Aim of the task:
Only lines with the string "chart" matter here; gather them from the material below.

[begin Data to use]

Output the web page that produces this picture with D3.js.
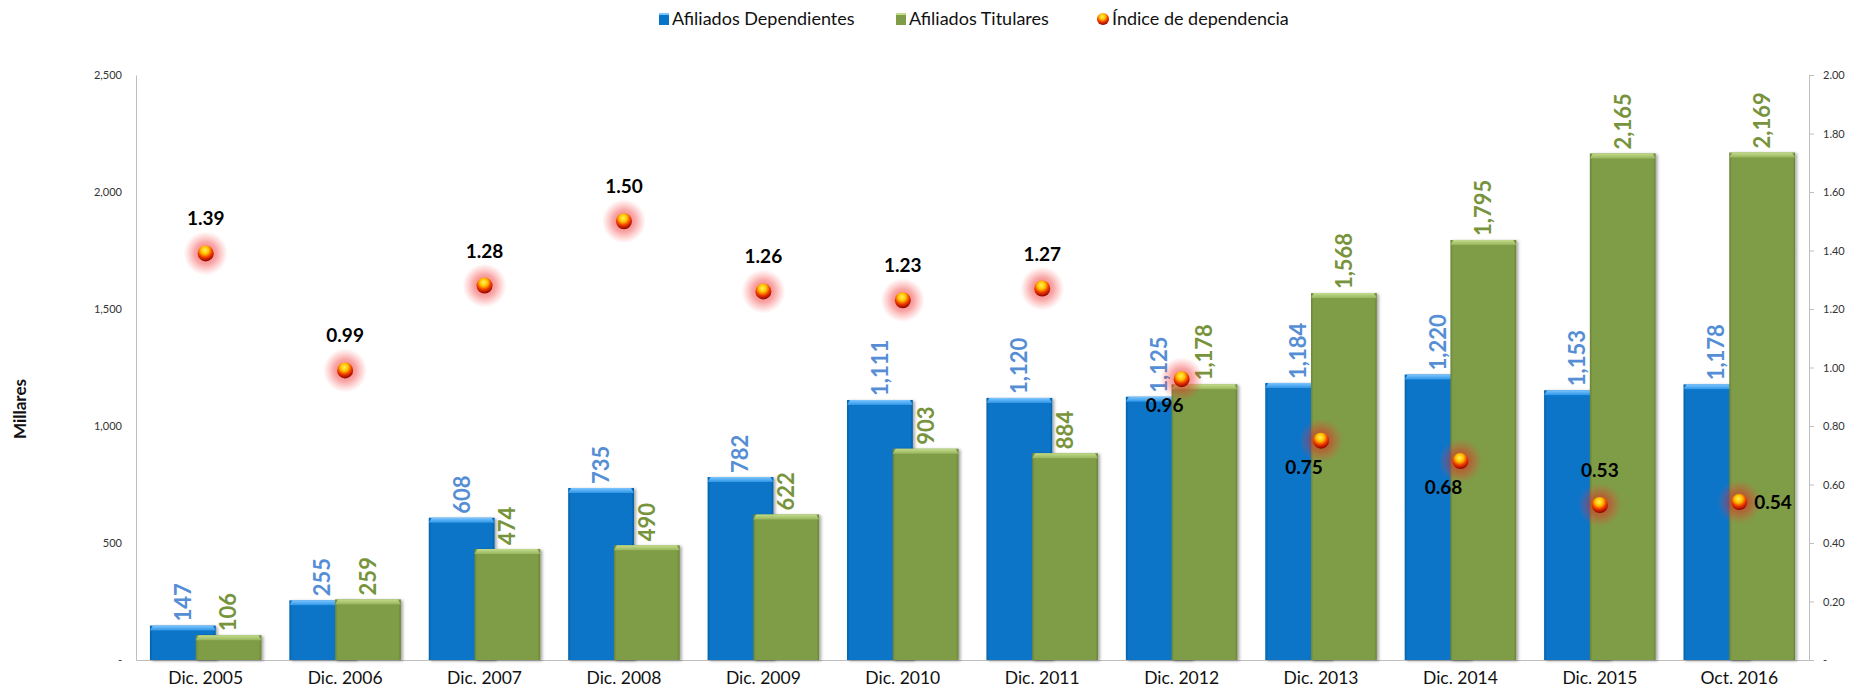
<!DOCTYPE html>
<html>
<head>
<meta charset="utf-8">
<script src="https://cdn.jsdelivr.net/npm/d3@7"></script>
<style>
  body { margin: 0; background: #fff; }
  svg { display: block; font-family: Lato, "Open Sans", sans-serif; }
</style>
</head>
<body>
<svg id="chart" width="1860" height="696"></svg>
<script>
// data
const categories = ["Dic. 2005", "Dic. 2006", "Dic. 2007", "Dic. 2008", "Dic. 2009", "Dic. 2010",
  "Dic. 2011", "Dic. 2012", "Dic. 2013", "Dic. 2014", "Dic. 2015", "Oct. 2016"];
const dependientes = [147, 255, 608, 735, 782, 1111, 1120, 1125, 1184, 1220, 1153, 1178];
const titulares = [106, 259, 474, 490, 622, 903, 884, 1178, 1568, 1795, 2165, 2169];
const indice = [1.39, 0.99, 1.28, 1.50, 1.26, 1.23, 1.27, 0.96, 0.75, 0.68, 0.53, 0.54];
const indiceLabelSide = ["top", "top", "top", "top", "top", "top", "top", "bottom", "bottom", "bottom", "top", "right"];
const leftTicks = [0, 500, 1000, 1500, 2000, 2500];
const rightTicks = [0, 0.2, 0.4, 0.6, 0.8, 1.0, 1.2, 1.4, 1.6, 1.8, 2.0];

const blue = "#0774C8", green = "#7F9C46";
const blueLbl = "#558ED5", greenLbl = "#77933C";

const svg = d3.select("#chart");
const plotL = 136, plotR = 1809, plotT = 75, plotB = 660;

const x = d3.scaleBand().domain(categories).range([plotL, plotR]).paddingInner(0.2).paddingOuter(0.1);
const y = d3.scaleLinear().domain([0, 2500]).range([plotB, plotT]);
const y2 = d3.scaleLinear().domain([0, 2]).range([plotB, plotT]);
const barW = x.bandwidth() * 0.59;

// gradients
const defs = svg.append("defs");
function sideGrad(id, c) {
  const g = defs.append("linearGradient").attr("id", id).attr("x1", 0).attr("x2", 1).attr("y1", 0).attr("y2", 0);
  const dk = d3.color(c).darker(0.5);
  g.append("stop").attr("offset", "0%").attr("stop-color", dk);
  g.append("stop").attr("offset", "4%").attr("stop-color", c);
  g.append("stop").attr("offset", "96%").attr("stop-color", c);
  g.append("stop").attr("offset", "100%").attr("stop-color", dk);
}
sideGrad("gBlue", blue);
sideGrad("gGreen", green);
function topGrad(id, c1, c2) {
  const g = defs.append("linearGradient").attr("id", id).attr("x1", 0).attr("x2", 0).attr("y1", 0).attr("y2", 1);
  g.append("stop").attr("offset", "0%").attr("stop-color", c1);
  g.append("stop").attr("offset", "100%").attr("stop-color", c2);
}
topGrad("tBlue", "#7EC6FF", "#2E95E6");
topGrad("tGreen", "#C4DC8C", "#97B55C");

const ball = defs.append("radialGradient").attr("id", "ball").attr("cx", "45%").attr("cy", "30%").attr("r", "70%");
ball.append("stop").attr("offset", "0%").attr("stop-color", "#FFF45A");
ball.append("stop").attr("offset", "35%").attr("stop-color", "#FFC000");
ball.append("stop").attr("offset", "65%").attr("stop-color", "#F03A00");
ball.append("stop").attr("offset", "100%").attr("stop-color", "#8A0000");
const glow = defs.append("radialGradient").attr("id", "glow");
glow.append("stop").attr("offset", "0%").attr("stop-color", "#E01010").attr("stop-opacity", 0.6);
glow.append("stop").attr("offset", "50%").attr("stop-color", "#F02020").attr("stop-opacity", 0.4);
glow.append("stop").attr("offset", "100%").attr("stop-color", "#FF4040").attr("stop-opacity", 0);

const shadow = defs.append("filter").attr("id", "shadow").attr("x", "-10%").attr("y", "-10%").attr("width", "130%").attr("height", "120%");
shadow.append("feDropShadow").attr("dx", 2).attr("dy", 1).attr("stdDeviation", 1.5).attr("flood-color", "#000").attr("flood-opacity", 0.35);

// axes
const yAxis = d3.axisLeft(y).tickValues(leftTicks).tickSize(0).tickPadding(14)
  .tickFormat(d => d === 0 ? "-" : d3.format(",")(d));
svg.append("g").attr("transform", `translate(${plotL},0)`).call(yAxis)
  .call(g => g.select(".domain").attr("stroke", "#BFBFBF"))
  .call(g => g.selectAll("text").attr("font-size", 11).attr("fill", "#333").attr("font-family", "Lato, sans-serif"));

const y2Axis = d3.axisRight(y2).tickValues(rightTicks).tickSize(5).tickPadding(9)
  .tickFormat(d => d === 0 ? "-" : d3.format(".2f")(d));
svg.append("g").attr("transform", `translate(${plotR},0)`).call(y2Axis)
  .call(g => g.select(".domain").attr("stroke", "#BFBFBF"))
  .call(g => g.selectAll(".tick line").attr("stroke", "#BFBFBF"))
  .call(g => g.selectAll("text").attr("font-size", 11).attr("fill", "#333").attr("font-family", "Lato, sans-serif"));

const xAxis = d3.axisBottom(x).tickSize(0).tickPadding(12);
svg.append("g").attr("transform", `translate(0,${plotB})`).call(xAxis)
  .call(g => g.select(".domain").attr("stroke", "#BFBFBF"))
  .call(g => g.selectAll("text").attr("font-size", 17.5).attr("fill", "#111").attr("font-family", "Lato, sans-serif"));

// bars
function drawBars(values, cls, fill, topFill, offset) {
  const g = svg.append("g").attr("class", cls);
  const bars = g.selectAll("g").data(values).join("g").attr("filter", "url(#shadow)");
  bars.append("rect")
    .attr("x", (d, i) => x(categories[i]) + offset)
    .attr("y", d => y(d))
    .attr("width", barW)
    .attr("height", d => plotB - y(d))
    .attr("fill", fill);
  bars.append("path")
    .attr("d", (d, i) => {
      const x0 = x(categories[i]) + offset, y0 = y(d);
      return `M${x0},${y0 + 5}L${x0 + 3},${y0}L${x0 + barW - 3},${y0}L${x0 + barW},${y0 + 5}Z`;
    })
    .attr("fill", topFill);
}
drawBars(dependientes, "dep", "url(#gBlue)", "url(#tBlue)", 0);
drawBars(titulares, "tit", "url(#gGreen)", "url(#tGreen)", x.bandwidth() - barW);

// value labels
function drawLabels(values, color, offset) {
  svg.append("g").selectAll("text").data(values).join("text")
    .attr("transform", (d, i) => `translate(${x(categories[i]) + offset + barW / 2},${y(d) - 4}) rotate(-90)`)
    .attr("dy", "0.36em")
    .attr("font-size", 22).attr("font-weight", "bold").attr("fill", color)
    .text(d => d3.format(",")(d));
}
drawLabels(dependientes, blueLbl, 0);
drawLabels(titulares, greenLbl, x.bandwidth() - barW);

// index dots
const cx = i => x(categories[i]) + x.bandwidth() / 2;
const dots = svg.append("g").selectAll("g").data(indice).join("g")
  .attr("transform", (d, i) => `translate(${cx(i)},${y2(d)})`);
dots.append("circle").attr("r", 22).attr("fill", "url(#glow)");
dots.append("circle").attr("r", 8).attr("fill", "url(#ball)");

svg.append("g").selectAll("text").data(indice).join("text")
  .attr("x", (d, i) => cx(i) + (indiceLabelSide[i] === "bottom" ? -17 : indiceLabelSide[i] === "right" ? 15 : 0))
  .attr("y", (d, i) => y2(d) + (indiceLabelSide[i] === "bottom" ? 33 : indiceLabelSide[i] === "right" ? 7 : -28))
  .attr("text-anchor", (d, i) => indiceLabelSide[i] === "right" ? "start" : "middle")
  .attr("font-size", 19).attr("font-weight", "bold").attr("fill", "#000")
  .text(d => d.toFixed(2));

// y axis title
svg.append("text")
  .attr("transform", "translate(20,409) rotate(-90)")
  .attr("dy", "0.35em").attr("text-anchor", "middle")
  .attr("font-size", 17).attr("font-weight", "bold").attr("fill", "#111")
  .text("Millares");

// legend
const legend = svg.append("g").attr("transform", "translate(0,19)");
const legItems = [
  {name: "Afiliados Dependientes", x: 659, kind: "blue"},
  {name: "Afiliados Titulares", x: 896, kind: "green"},
  {name: "Índice de dependencia", x: 1098, kind: "ball"}
];
legItems.forEach(it => {
  if (it.kind === "ball") {
    legend.append("circle").attr("cx", it.x + 5).attr("cy", 0).attr("r", 6).attr("fill", "url(#ball)");
    legend.append("text").attr("x", it.x + 14).attr("dy", "0.36em").attr("font-size", 18).attr("fill", "#111").text(it.name);
  } else {
    legend.append("rect").attr("x", it.x).attr("y", -6).attr("width", 10).attr("height", 12)
      .attr("fill", it.kind === "blue" ? "url(#gBlue)" : "url(#gGreen)");
    legend.append("rect").attr("x", it.x).attr("y", -6).attr("width", 10).attr("height", 2)
      .attr("fill", it.kind === "blue" ? "#7EC6FF" : "#C4DC8C");
    legend.append("text").attr("x", it.x + 13).attr("dy", "0.36em").attr("font-size", 18).attr("fill", "#111").text(it.name);
  }
});
</script>
</body>
</html>
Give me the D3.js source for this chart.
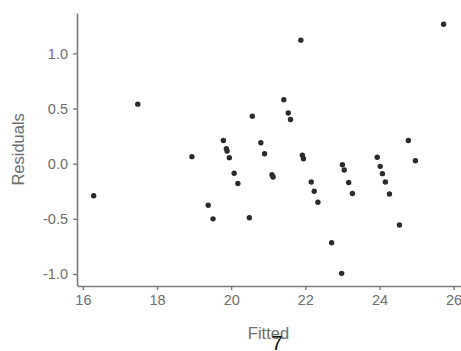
<!DOCTYPE html>
<html>
<head>
<meta charset="utf-8">
<script src="https://cdn.jsdelivr.net/npm/d3@7"></script>
<style>
  body { margin: 0; background: #fff; }
  text { font-family: "Liberation Sans", Arial, sans-serif; }
</style>
</head>
<body>
<div id="chart"></div>
<script>
// fitted values and residuals
const fitted = [16.29, 17.48, 18.94, 19.38, 19.51, 19.79, 19.87, 19.89, 19.95, 20.08,
  20.18, 20.49, 20.57, 20.80, 20.90, 21.10, 21.13, 21.42, 21.54, 21.60,
  21.88, 21.92, 21.95, 22.16, 22.24, 22.34, 22.71, 22.98, 23.00, 23.05,
  23.17, 23.27, 23.94, 24.02, 24.08, 24.16, 24.27, 24.54, 24.78, 24.97, 25.73]
const residuals = [-0.29, 0.54, 0.064, -0.377, -0.50, 0.21, 0.136, 0.115, 0.055, -0.087,
  -0.18, -0.49, 0.43, 0.19, 0.09, -0.10, -0.12, 0.58, 0.46, 0.40,
  1.12, 0.076, 0.045, -0.166, -0.25, -0.35, -0.716, -0.994, -0.009, -0.057,
  -0.17, -0.27, 0.058, -0.024, -0.09, -0.166, -0.275, -0.556, 0.21, 0.027, 1.264]
const xTicks = [16, 18, 20, 22, 24, 26]
const yTicks = [-1.0, -0.5, 0.0, 0.5, 1.0]

const width = 461
const height = 351
const margin = {top: 13, right: 0, bottom: 65, left: 77}

const points = fitted.map((f, i) => ({x: f, y: residuals[i]}))

const svg = d3.select("#chart")
  .append("svg")
  .attr("width", width)
  .attr("height", height)

const x = d3.scaleLinear()
  .domain([15.84, 26.2])
  .range([margin.left, width - margin.right])
const y = d3.scaleLinear()
  .domain([-1.104, 1.366])
  .range([height - margin.bottom - 0.5, margin.top])

const axisColor = "#7a7a7a"
const labelColor = "#6e6e6e"
// plain hyphen for negatives, like the original
const fmt = d => d3.format(".1f")(d).replace("\u2212", "-")

const xAxis = svg.append("g")
  .attr("transform", `translate(0,${height - margin.bottom})`)
  .call(d3.axisBottom(x).tickValues(xTicks).tickSize(4).tickPadding(5).tickSizeOuter(0))
const yAxis = svg.append("g")
  .attr("transform", `translate(${margin.left},0)`)
  .call(d3.axisLeft(y).tickValues(yTicks).tickSize(4).tickPadding(5).tickSizeOuter(0)
    .tickFormat(fmt))

for (const ax of [xAxis, yAxis]) {
  ax.select(".domain").attr("stroke", axisColor).attr("stroke-width", 1.6)
  ax.selectAll(".tick line").attr("stroke", axisColor).attr("stroke-width", 1.4)
  ax.selectAll(".tick text")
    .attr("fill", labelColor)
    .style("font-size", "14.5px")
    .style("font-family", "Liberation Sans, Arial, sans-serif")
}

svg.append("g")
  .selectAll("circle")
  .data(points)
  .enter()
  .append("circle")
  .attr("cx", d => x(d.x))
  .attr("cy", d => y(d.y))
  .attr("r", 2.7)
  .attr("fill", "#2b2b2b")

svg.append("text")
  .text("Residuals")
  .attr("transform", `translate(24,${y(0.13)}) rotate(-90)`)
  .attr("text-anchor", "middle")
  .attr("fill", labelColor)
  .style("font-size", "16.5px")

svg.append("text")
  .text("Fitted")
  .attr("x", 268.5)
  .attr("y", 339)
  .attr("text-anchor", "middle")
  .attr("fill", labelColor)
  .style("font-size", "16.5px")

// stray "7" that sits over the axis title in the original
svg.append("text")
  .text("7")
  .attr("x", 277)
  .attr("y", 349.5)
  .attr("text-anchor", "middle")
  .attr("fill", "#111")
  .style("font-size", "20px")
</script>
</body>
</html>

[end Data to use]

Task result:
<svg id="chart" width="1860" height="696"></svg>
const svg = d3.select("#chart");
Give me the D3.js source for this chart.
<div id="chart"></div>
const svg = d3.select("#chart")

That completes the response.